By AT editor - 16 July 2017 at 7:15 pm
Morocco: Stolen, damaged €6 million Guercino painting returned to Italy

An art masterpiece stolen from Italy in 2014 and discovered in Morocco was returned Saturday to Italian authorities.

The 17th-century painting by Giovanni Francesco Barbieri, known to the art world as Guercino, was stolen from the Church of Saint Vincent of Modena in northern Italy in August 2014. The work, called “The Virgin, Saint John the Evangelist and Gregory the Miracle Worker” and valued at up to €6 million (USD$6.9 million) was found in a market in the El Hassini district of Casablanca in February.

Moroccan authorities working with Interpol located the Guercino work and arrested at least three people believed to be working with an organized criminal network dealing in antiquities trafficking, the country’s Directorate General of National Security (DGSN) said at the time of the February 15 arrests.
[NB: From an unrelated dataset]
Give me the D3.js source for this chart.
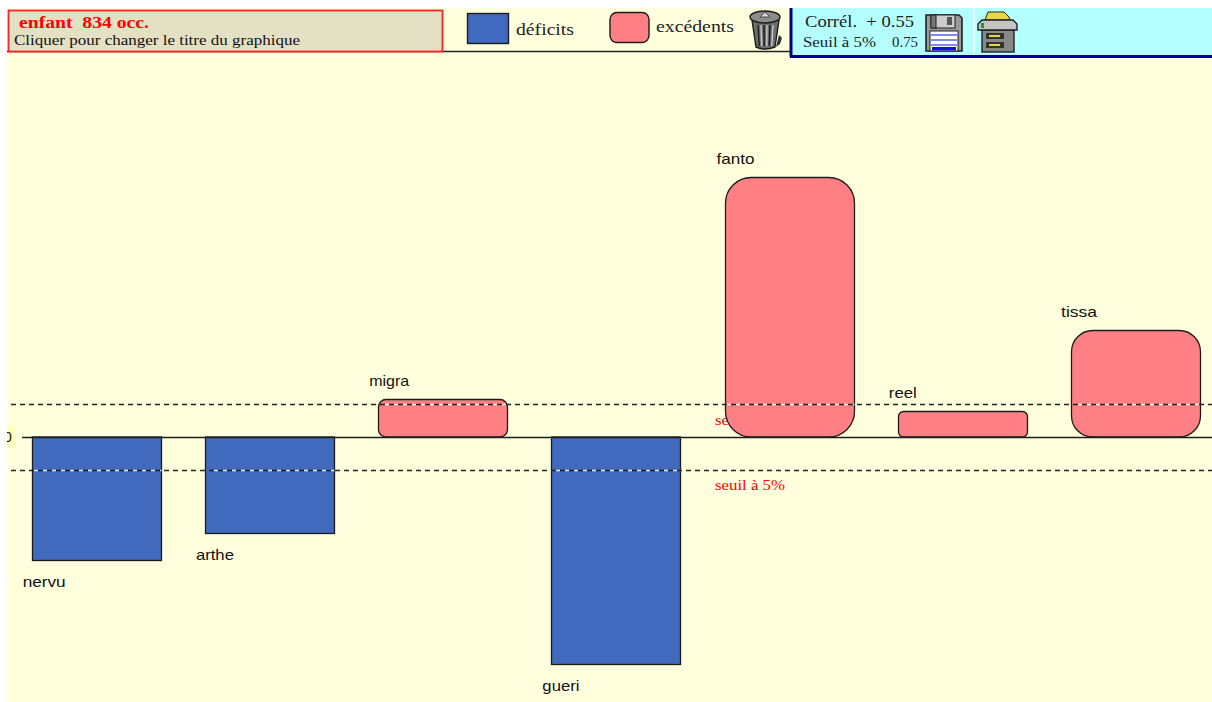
<!DOCTYPE html>
<html><head><meta charset="utf-8">
<script src="https://cdnjs.cloudflare.com/ajax/libs/d3/7.8.5/d3.min.js"></script>
<style>html,body{margin:0;padding:0;background:#fff;overflow:hidden}svg{display:block}</style>
</head><body><svg id="c" width="1212" height="702"></svg>
<script>
const categories=["nervu","arthe","migra","gueri","fanto","reel","tissa"];
const values=[-7.33,-5.72,2.26,-13.5,15.5,1.55,6.37];
const threshold=1.96;
const titleText="enfant  834 occ.";
const subtitleText="Cliquer pour changer le titre du graphique";
const thresholdLabel="seuil à 5%";
const legendLabels=["déficits","excédents"];
const correlation=["Corrél.  + 0.55","Seuil à 5%","0.75"];

const NEG="#4169BE",POS="#FF8084",BG="#FFFFDD",INK="#1c1c1c";
const SERIF="'Liberation Serif',serif",SANS="'Liberation Sans',Arial,sans-serif";
const labelDx=[-9,-9,-9,-9,-8,-9,-10];
const labelW=[43,38,40,37,38,28,36];
const svg=d3.select("#c");
const x=d3.scaleBand().domain(categories).range([31.7,1201]).paddingInner(0.25);
const y=d3.scaleLinear().domain([-13.5,15.5]).range([664,177]);
const y0=Math.round(y(0));
const left=d=>Math.round(x(d))+.5;
const barW=Math.round(x.bandwidth())-1;
const fit=(s,w)=>s.attr("textLength",w).attr("lengthAdjust","spacingAndGlyphs");

svg.append("rect").attr("x",7).attr("y",8).attr("width",1205).attr("height",694).attr("fill",BG);

// red threshold labels (upper one sits behind the fanto bar)
[424.5,490].forEach(ty=>fit(svg.append("text").attr("x",715).attr("y",ty).attr("font-family",SERIF).attr("font-size",15).attr("fill","#f00").text(thresholdLabel),70));

// positive bars
const pos=categories.filter((d,i)=>values[i]>0);
svg.selectAll("path.pos").data(pos).join("path").attr("class","pos").attr("d",d=>{
  const v=values[categories.indexOf(d)];
  const l=left(d),w=barW,t=Math.round(y(v))+.5,b=y0,h=b-t,r=Math.min(w,h)*0.2;
  return `M${l+r},${t}H${l+w-r}A${r},${r} 0 0 1 ${l+w},${t+r}V${b-r}A${r},${r} 0 0 1 ${l+w-r},${b}H${l+r}A${r},${r} 0 0 1 ${l},${b-r}V${t+r}A${r},${r} 0 0 1 ${l+r},${t}Z`;
}).attr("fill",POS).attr("stroke",INK).attr("stroke-width",1.3);
// negative bars
const neg=categories.filter((d,i)=>values[i]<0);
svg.selectAll("rect.neg").data(neg).join("rect").attr("class","neg")
 .attr("x",d=>left(d)).attr("y",y0).attr("width",barW)
 .attr("height",d=>Math.round(y(values[categories.indexOf(d)]))-y0+.5)
 .attr("fill",NEG).attr("stroke",INK).attr("stroke-width",1.3);

// zero line and tick
svg.append("line").attr("x1",22).attr("x2",1212).attr("y1",y0+.5).attr("y2",y0+.5).attr("stroke",INK).attr("stroke-width",1.3);
svg.append("rect").attr("x",7).attr("y",426).attr("width",9).attr("height",21).attr("fill","#FFFFB8");
svg.append("text").attr("x",4).attr("y",442).attr("font-family",SANS).attr("font-size",14).attr("fill","#111").text("0");
svg.append("rect").attr("x",0).attr("y",426).attr("width",7).attr("height",21).attr("fill","#fff");

// threshold lines, with the light gaps they leave inside crossing bars
[threshold,-threshold].forEach(t=>{
  const ly=Math.round(y(t))+.5;
  svg.append("line").attr("x1",11).attr("x2",1212).attr("y1",ly).attr("y2",ly).attr("stroke","#222").attr("stroke-width",1.4).attr("stroke-dasharray","5 4");
  categories.filter((d,i)=>t>0?values[i]>t:values[i]<t).forEach(d=>{
    const sx=left(d)+1,first=16+Math.ceil((sx-16)/9)*9;
    svg.append("line").attr("x1",first).attr("x2",left(d)+barW).attr("y1",ly).attr("y2",ly)
      .attr("stroke","#fff").attr("stroke-opacity",.85).attr("stroke-width",1.4)
      .attr("stroke-dasharray","4 5");
  });
});

// category labels
svg.selectAll("text.lab").data(categories).join("text").attr("class","lab")
 .attr("x",(d,i)=>x(d)+labelDx[i])
 .attr("y",(d,i)=>values[i]>0?y(values[i])-13:y(values[i])+27)
 .attr("font-family",SANS).attr("font-size",15).attr("fill","#111")
 .attr("textLength",(d,i)=>labelW[i]).attr("lengthAdjust","spacingAndGlyphs").text(d=>d);

// header
svg.append("line").attr("x1",7).attr("x2",791).attr("y1",51.5).attr("y2",51.5).attr("stroke","#222").attr("stroke-width",1.4);
svg.append("rect").attr("x",8.5).attr("y",10.5).attr("width",434).attr("height",41).attr("fill","#E4E0C4").attr("stroke","#f22").attr("stroke-width",1.8);
fit(svg.append("text").attr("x",19).attr("y",28).attr("xml:space","preserve").style("white-space","pre").attr("font-family",SERIF).attr("font-size",16).attr("font-weight","bold").attr("fill","#f00").text(titleText),130);
fit(svg.append("text").attr("x",14).attr("y",45).attr("font-family",SERIF).attr("font-size",14.5).attr("fill","#111").text(subtitleText),286);

// legend
svg.append("rect").attr("x",467.5).attr("y",13.5).attr("width",41).attr("height",30).attr("fill",NEG).attr("stroke",INK).attr("stroke-width",1.4);
svg.append("rect").attr("x",610).attr("y",12.5).attr("width",39).attr("height",30).attr("rx",7).attr("fill",POS).attr("stroke",INK).attr("stroke-width",1.4);
fit(svg.append("text").attr("x",516).attr("y",35).attr("font-family",SERIF).attr("font-size",17).attr("fill","#222").text(legendLabels[0]),58);
fit(svg.append("text").attr("x",656).attr("y",32).attr("font-family",SERIF).attr("font-size",17).attr("fill","#222").text(legendLabels[1]),78);

// trash icon
const tr=svg.append("g").attr("transform","translate(749,10)");
tr.append("path").attr("d","M3,10L7,37Q16,41 26,37L30,10Z").attr("fill","#6e6e6e").attr("stroke","#1c1c1c").attr("stroke-width",1.4);
tr.append("ellipse").attr("cx",16).attr("cy",7).attr("rx",15).attr("ry",6).attr("fill","#8c8c8c").attr("stroke","#1c1c1c").attr("stroke-width",1.4);
tr.append("path").attr("d","M11,7L16,2L21,7Z").attr("fill","#d8d8d8").attr("stroke","#333").attr("stroke-width",.8);
[9,12,15,18,21,24].forEach((bx,i)=>tr.append("line").attr("x1",bx).attr("x2",bx+(2.5-i)*.5).attr("y1",15).attr("y2",36).attr("stroke",i%2?"#c8c8c8":"#1c1c1c").attr("stroke-width",1.4));
tr.append("path").attr("d","M30,25L33,28L31,34L27,37Z").attr("fill","#333");

// correlation panel
svg.append("rect").attr("x",791).attr("y",8).attr("width",421).attr("height",47).attr("fill","#B4FFFF");
svg.append("line").attr("x1",791).attr("x2",791).attr("y1",8).attr("y2",57).attr("stroke","#000080").attr("stroke-width",3);
svg.append("line").attr("x1",790).attr("x2",1212).attr("y1",56.5).attr("y2",56.5).attr("stroke","#000080").attr("stroke-width",3);
svg.append("rect").attr("x",973).attr("y",7).attr("width",2).attr("height",46).attr("fill","#E8FFFF");
fit(svg.append("text").attr("x",805).attr("y",27).attr("xml:space","preserve").style("white-space","pre").attr("font-family",SERIF).attr("font-size",17).attr("fill","#222").text(correlation[0]),109);
fit(svg.append("text").attr("x",803).attr("y",47).attr("font-family",SERIF).attr("font-size",15).attr("fill","#222").text(correlation[1]),73);
fit(svg.append("text").attr("x",892).attr("y",47).attr("font-family",SERIF).attr("font-size",14).attr("fill","#222").text(correlation[2]),26);

// floppy icon
const fl=svg.append("g").attr("transform","translate(925,14)");
fl.append("path").attr("d","M1,1H34L37,4V37H1Z").attr("fill","#999").attr("stroke","#222").attr("stroke-width",1.6);
fl.append("rect").attr("x",6).attr("y",1).attr("width",24).attr("height",13).attr("fill","#ccc").attr("stroke","#222");
fl.append("rect").attr("x",6).attr("y",1).attr("width",5).attr("height",13).attr("fill","#777").attr("stroke","#222");
fl.append("rect").attr("x",22).attr("y",3).attr("width",5).attr("height",8).attr("fill","#555");
fl.append("rect").attr("x",5).attr("y",17).attr("width",28).attr("height",20).attr("fill","#fff").attr("stroke","#222");
[20,25,30].forEach(s=>fl.append("rect").attr("x",6).attr("y",s).attr("width",26).attr("height",2).attr("fill","#7C8CE8"));
fl.append("rect").attr("x",7).attr("y",33).attr("width",24).attr("height",3.5).attr("fill","#1010E0");

// printer icon
const pr=svg.append("g").attr("transform","translate(977,12)");
pr.append("path").attr("d","M8,8L11,0H27L32,5L33,8Z").attr("fill","#E8D840").attr("stroke","#222");
pr.append("rect").attr("x",5).attr("y",18).attr("width",32).attr("height",22).attr("fill","#888").attr("stroke","#222").attr("stroke-width",1.4);
pr.append("path").attr("d","M1,12L5,8H36L40,12V18H1Z").attr("fill","#c4c4c4").attr("stroke","#222").attr("stroke-width",1.4);
pr.append("rect").attr("x",4).attr("y",11).attr("width",3).attr("height",5).attr("fill","#1a9a40");
[21,30].forEach(s=>{
  pr.append("rect").attr("x",9).attr("y",s).attr("width",18).attr("height",6).attr("fill","#333");
  pr.append("rect").attr("x",12).attr("y",s+2).attr("width",11).attr("height",2).attr("fill","#E8D840");
});
</script></body></html>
Moroccan media accounts say authorities were alerted by a Moroccan art enthusiast who recognized the painting and contacted police. A fourth person, a Moroccan national, was arrested in Italy. 

Sources in Bologne said Tahir Mustapha lived near the church with his Italian family, and shipped the masterpiece off in a rolled-up carpet. The painting was damaged during the theft and shipping and requires extensive restoration.

The painting by Guercino, in Italian translated as “The Squinter” because he apparently suffered from strabismus, was done in 1639; he completed a number of works for wealthy international patrons before his death in 1666. It depicts the traditional story of St. Gregory, a third-century bishop in what is now Turkey who saw the other two characters in a vision.

It was returned to the Italian ambassador to Morocco, Roberto Natali, by police in Casablanca and is expected to go back to Modena.